I have had Meyers (didnt like it) western, Great plow, But I now have a Fisher and find it fantastic!! Give Fisher a Look


----------



## Triple L (Nov 1, 2005)

You'd have to be drunk or stoned to buy a Snoway... The boss makes a superb plow, I learnt the hard way with Snoway and I now own a Boss VXT...


----------



## jbvictory (Jan 21, 2011)

Triple L;1207974 said:


> You'd have to be drunk or stoned to buy a Snoway... The boss makes a superb plow, I learnt the hard way with Snoway and I now own a Boss VXT...


Well I dont drink or smoke......but just out of curiosity, could you give me some of the specific problems you had with your snoway, and also which model. Thanks!


----------



## jbvictory (Jan 21, 2011)

Pinky Demon;1207939 said:


> Depends on your dealer really. I think SnoWay has some really innovative ideas but are full of BS at the same time. Boss has the V design down pat, and will move just as much if not more snow if you wing the plow.


Yeah I was wondering about the cubic yard claims of snoway on their youtube clip for the 29r. The price difference is a matter of a hundred dollars or so, (if you wing the boss). 
6700.00 snoway 29r (not installed)
6795.00 boss poly power v xt (not installed) (8'2" with wings)

I was also wondering if the boss hydraulics that lift the plow up and down will produce the same effect as the snoway "down pressure" hydraulics. It seems like it would.


----------



## Triple L (Nov 1, 2005)

jbvictory;1208019 said:


> Well I dont drink or smoke......but just out of curiosity, could you give me some of the specific problems you had with your snoway, and also which model. Thanks!


It was a Rev and I shouldnt really talk much about it on here anymore... The Boss dosnet have downpressure but the snoway isnt all that much to make a differance IMO either...


----------



## IC-Smoke (Feb 15, 2008)

jbvictory;1208038 said:


> Yeah I was wondering about the cubic yard claims of snoway on their youtube clip for the 29r. The price difference is a matter of a hundred dollars or so, (if you wing the boss).
> 6700.00 snoway 29r (not installed)
> 6795.00 boss poly power v xt (not installed) (8'2" with wings)
> 
> I was also wondering if the boss hydraulics that lift the plow up and down will produce the same effect as the snoway "down pressure" hydraulics. It seems like it would.
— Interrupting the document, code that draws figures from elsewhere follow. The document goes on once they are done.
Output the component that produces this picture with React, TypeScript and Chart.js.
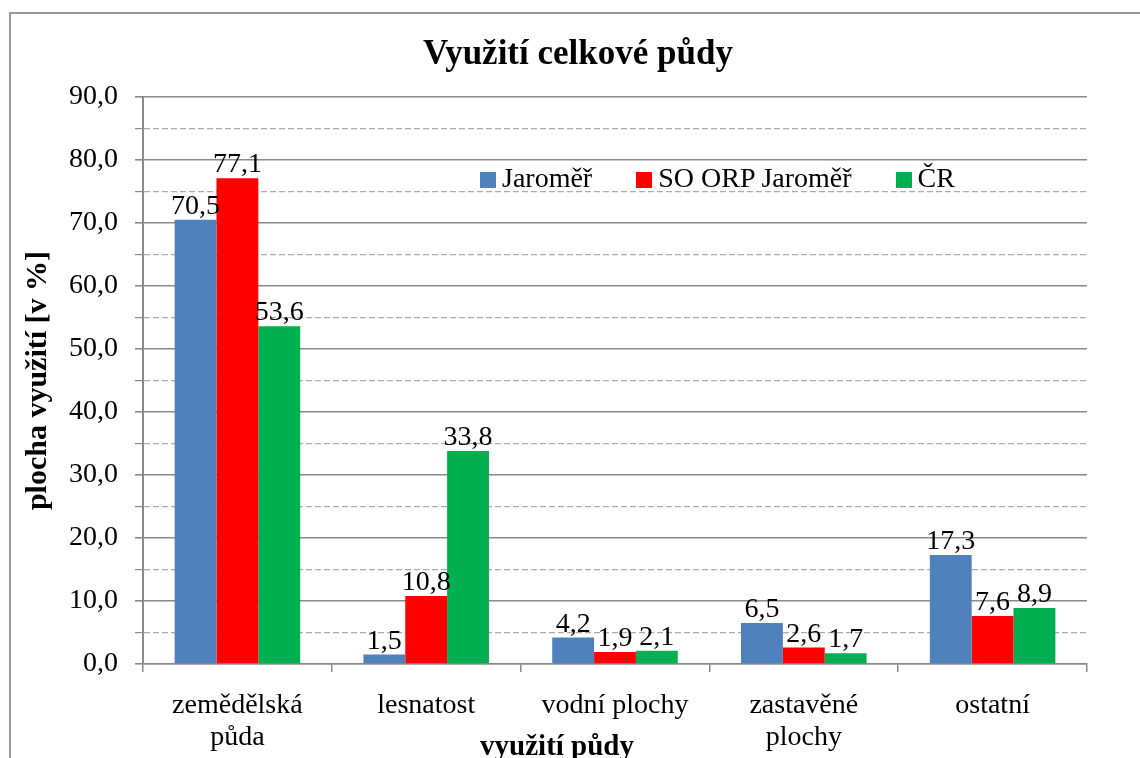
import React, { useEffect, useRef } from 'react';
import { Chart, registerables } from 'chart.js';

Chart.register(...registerables);

// ---- data ----
const categories: (string | string[])[] = [
  ['zemědělská', 'půda'],
  'lesnatost',
  'vodní plochy',
  ['zastavěné', 'plochy'],
  'ostatní',
];
const seriesNames = ['Jaroměř', 'SO ORP Jaroměř', 'ČR'];
const jaromerValues = [70.5, 1.5, 4.2, 6.5, 17.3];
const soOrpValues = [77.1, 10.8, 1.9, 2.6, 7.6];
const crValues = [53.6, 33.8, 2.1, 1.7, 8.9];
const seriesColors = ['#4F81BD', '#FF0000', '#00B050'];
const yMin = 0;
const yMax = 90;
const yStep = 5;
const yLabelStep = 10;
const chartTitle = 'Využití celkové půdy';
const yTitle = 'plocha využití [v %]';
const xTitle = 'využití půdy';

const FONT = "'Times New Roman', 'Liberation Serif', serif";
const fmt = (v: number) => v.toFixed(1).replace('.', ',');

const valueLabels = {
  id: 'valueLabels',
  afterDatasetsDraw(chart: any) {
    const ctx = chart.ctx;
    ctx.save();
    ctx.font = `28px ${FONT}`;
    ctx.fillStyle = '#000';
    ctx.textAlign = 'center';
    ctx.textBaseline = 'alphabetic';
    chart.data.datasets.forEach((ds: any, i: number) => {
      const meta = chart.getDatasetMeta(i);
      meta.data.forEach((el: any, j: number) => {
        ctx.fillText(fmt(ds.data[j]), el.x, el.y - 6);
      });
    });
    ctx.restore();
  },
};

const xAxisTitle = {
  id: 'xAxisTitle',
  afterDraw(chart: any) {
    const { ctx, chartArea } = chart;
    const xs = chart.scales.x;
    ctx.save();
    ctx.font = `bold 29px ${FONT}`;
    ctx.fillStyle = '#000';
    ctx.textAlign = 'center';
    ctx.textBaseline = 'alphabetic';
    const cx = chartArea.left + (chartArea.right - chartArea.left) * 0.4386;
    ctx.fillText(xTitle, cx, xs.bottom - 19);
    ctx.restore();
  },
};

export default function App() {
  const canvasRef = useRef<HTMLCanvasElement | null>(null);

  useEffect(() => {
    document.documentElement.style.overflow = 'hidden';
    document.body.style.overflow = 'hidden';
    const canvas = canvasRef.current;
    if (!canvas) return;
    const majorColor = '#8a8a8a';
    const minorColor = '#ababab';
    const isMajor = (ctx: any) => ctx && ctx.tick && Math.abs(ctx.tick.value % yLabelStep) < 1e-6;

    const chart = new Chart(canvas, {
      type: 'bar',
      data: {
        labels: categories as any,
        datasets: [
          { label: seriesNames[0], data: jaromerValues, backgroundColor: seriesColors[0] },
          { label: seriesNames[1], data: soOrpValues, backgroundColor: seriesColors[1] },
          { label: seriesNames[2], data: crValues, backgroundColor: seriesColors[2] },
        ],
      },
      options: {
        responsive: false,
        animation: false,
        devicePixelRatio: 1,
        datasets: {
          bar: { barPercentage: 1, categoryPercentage: 0.665, borderWidth: 0 },
        },
        layout: { padding: 0 },
        plugins: {
          legend: { display: false },
          tooltip: { enabled: false },
          title: {
            display: true,
            text: chartTitle,
            color: '#000',
            font: { family: FONT, size: 35, weight: 'bold', lineHeight: 1.2 },
            padding: { top: 20, bottom: 21 },
          },
        },
        scales: {
          x: {
            grid: {
              display: true,
              drawOnChartArea: false,
              drawTicks: true,
              offset: true,
              tickLength: 8,
              color: majorColor,
              lineWidth: 1.5,
            },
            border: { display: true, color: majorColor, width: 1.5 },
            ticks: {
              color: '#000',
              font: { family: FONT, size: 28, lineHeight: 1.17 },
              padding: 17,
              autoSkip: false,
              maxRotation: 0,
              minRotation: 0,
            },
            afterFit: (scale: any) => {
              scale.height = 110;
            },
          },
          y: {
            min: yMin,
            max: yMax,
            ticks: {
              stepSize: yStep,
              autoSkip: false,
              color: '#000',
              font: { family: FONT, size: 28 },
              padding: 17,
              callback: (v: any) => (Math.abs(Number(v) % yLabelStep) < 1e-6 ? fmt(Number(v)) : ''),
            },
            grid: {
              drawTicks: true,
              tickLength: 8,
              color: (ctx: any) => (isMajor(ctx) ? majorColor : minorColor),
              tickColor: majorColor,
              lineWidth: (ctx: any) => (isMajor(ctx) ? 1.6 : 1.2),
            },
            border: {
              display: true,
              color: majorColor,
              width: 2,
              dash: (ctx: any) => (ctx && ctx.tick && !isMajor(ctx) ? [6, 3] : []),
            },
            title: {
              display: true,
              text: yTitle,
              color: '#000',
              font: { family: FONT, size: 30, weight: 'bold', lineHeight: 1.2 },
              padding: { top: 9, bottom: 0 },
            },
            afterFit: (scale: any) => {
              scale.width = 132;
            },
          },
          // empty spacer on the right so the plot ends where the reference's does
          spacer: {
            type: 'linear',
            position: 'right',
            display: true,
            grid: { display: false },
            ticks: { display: false },
            border: { display: false },
            afterFit: (scale: any) => {
              scale.width = 58;
            },
          },
        },
      },
      plugins: [valueLabels, xAxisTitle],
    } as any);
    return () => chart.destroy();
  }, []);

  return (
    <div style={{ position: 'absolute', left: 0, top: 0, width: 1140, height: 758, overflow: 'hidden' }}>
      <div
        style={{
          position: 'absolute',
          left: 9,
          top: 12,
          width: 1134,
          height: 760,
          border: '2px solid #999999',
          background: '#fff',
        }}
      >
        <canvas ref={canvasRef} width={1134} height={760} style={{ display: 'block' }} />
        <div
          style={{
            position: 'absolute',
            left: 469,
            top: 148,
            display: 'flex',
            alignItems: 'center',
            fontFamily: FONT,
            fontSize: 28,
            lineHeight: '32px',
            color: '#000',
            whiteSpace: 'nowrap',
          }}
        >
          {seriesNames.map((name, i) => (
            <div
              key={name}
              style={{ display: 'flex', alignItems: 'center', marginRight: i < seriesNames.length - 1 ? 44 : 0 }}
            >
              <span
                style={{
                  display: 'inline-block',
                  width: 16,
                  height: 16,
                  background: seriesColors[i],
                  marginRight: 6,
                  marginTop: 3,
                }}
              />
              <span>{name}</span>
            </div>
          ))}
        </div>
      </div>
    </div>
  );
}
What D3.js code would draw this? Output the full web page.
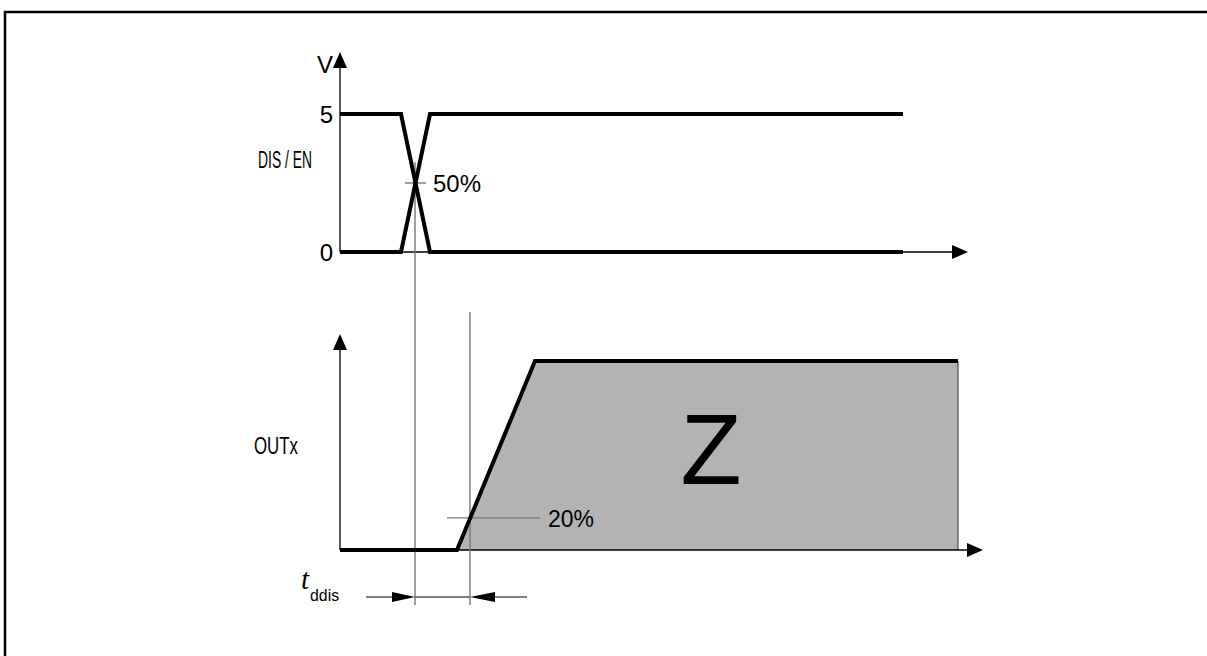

Just a heads up I recieved my local boss dealers price sheet and a POLY VXT uninstalled with smartlocks, truck wiring/brackets and controller is $5750, steel is : $5450

I would go with the boss.... wesport


----------



## pvtben121 (Aug 22, 2010)

sno way name says it all no way


----------



## jbvictory (Jan 21, 2011)

IC-Smoke;1208187 said:


> Just a heads up I recieved my local boss dealers price sheet and a POLY VXT uninstalled with smartlocks, truck wiring/brackets and controller is $5750, steel is : $5450
> 
> I would go with the boss.... wesport


Thanks, I hope to have the cash in hand and will definitely be hoping to get it for the above price or less. Do you have an opinion as to wether to go with poly or steel


----------



## as81808 (Nov 25, 2008)

DONT BUY A SNO WAY 
im a western and fisher fan but know alot of ppl with the boss and its a great plow.


----------



## plowfever (Nov 2, 2010)

Well I have owned both sno way and boss. Even though I am not a fan of boss plows (mainly because of my dealer) I would buy a boss over a sno way 10 to 1. The sno ways are cheap and I had numerous problems out of the three I owned. Solenoids to poly breaking on nothing to frames breaking. They have there place but I wouldn't own one for commercial plowing. Imo I love poly. Snow has a harder time sticking to it and less metal to rust. They all have pros and cons. I went with a hiniker v this fall. It is poly and has a trip edge which I am very impressed with. Just do some research and buy what makes you feel the most confident. I'm not one to push one brand over another as they all have problems but I would definitely think twice about a sno way!


----------



## jbvictory (Jan 21, 2011)

plowfever;1208720 said:


> Well I have owned both sno way and boss. Even though I am not a fan of boss plows (mainly because of my dealer) I would buy a boss over a sno way 10 to 1. The sno ways are cheap and I had numerous problems out of the three I owned. Solenoids to poly breaking on nothing to frames breaking. They have there place but I wouldn't own one for commercial plowing. Imo I love poly. Snow has a harder time sticking to it and less metal to rust. They all have pros and cons. I went with a hiniker v this fall. It is poly and has a trip edge which I am very impressed with. Just do some research and buy what makes you feel the most confident. I'm not one to push one brand over another as they all have problems but I would definitely think twice about a sno way!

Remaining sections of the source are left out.